Issue

Up Close: Shao Chun

Up Close: Shao Chun
Installation view of SHAO CHUN’s Inner Beads, 2025, metal wires, fishing wires, beads and bells, silicone fabric, synthetic hairs and eyelashes, clay, wasted cosmetics, lab flask, motors, air pump, image projection, 400 × 400 cm, at Tai Kwun Contemporary, Hong Kong, 2025. Photo by Kwan Sheung Chi. Courtesy Tai Kwun.
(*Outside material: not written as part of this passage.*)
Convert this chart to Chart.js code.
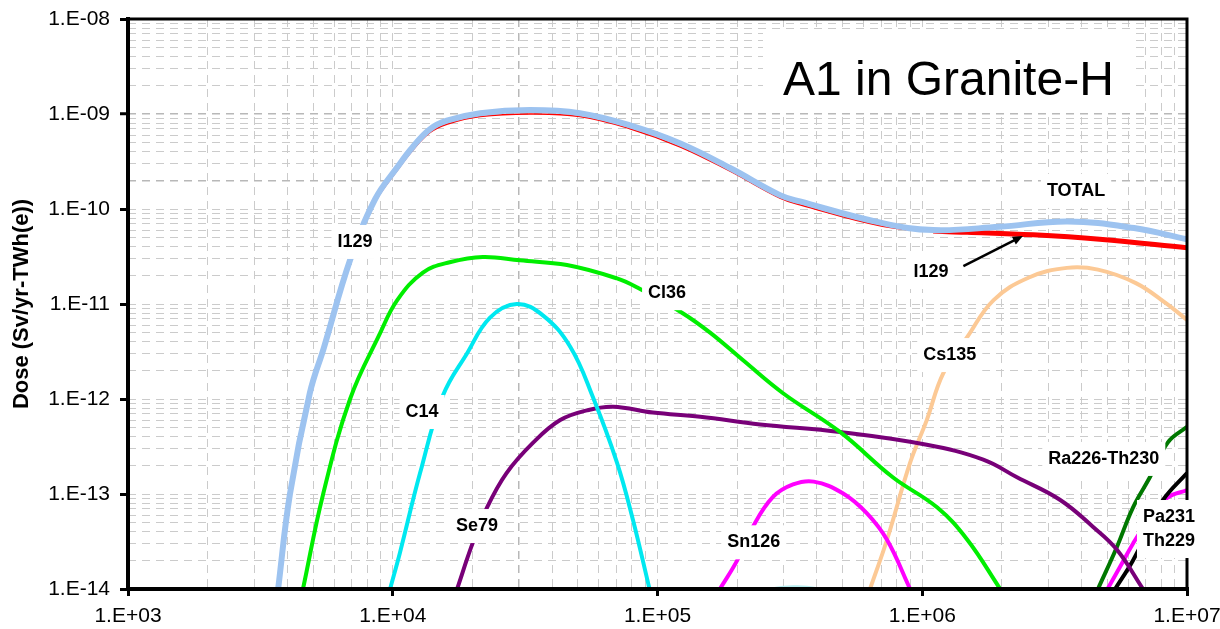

It has been 40 years since Donna Haraway declared, in A Cyborg Manifesto, that the boundaries separating human from animal, and organism from machine, were collapsing. The statement felt radical at the time, but today it has become a given that bodies are permeable to technology. What is less apparent is what happens to desire when this permeability becomes infrastructural. As bodies grow increasingly enmeshed with screens—tethered to devices that mediate not only communication but sensation itself—affect is undergoing a corresponding transformation. Shao Chun’s Inner Beads (2025), commissioned for “Stay Connected: Navigating the Cloud” at Hong Kong’s Tai Kwun, takes this curious reorganization of desire as both subject and form: rather than representing networked longing, the work performs it, staging the way pleasure and intimacy now disperse across platforms that render them ambient, fluid, and profoundly strange.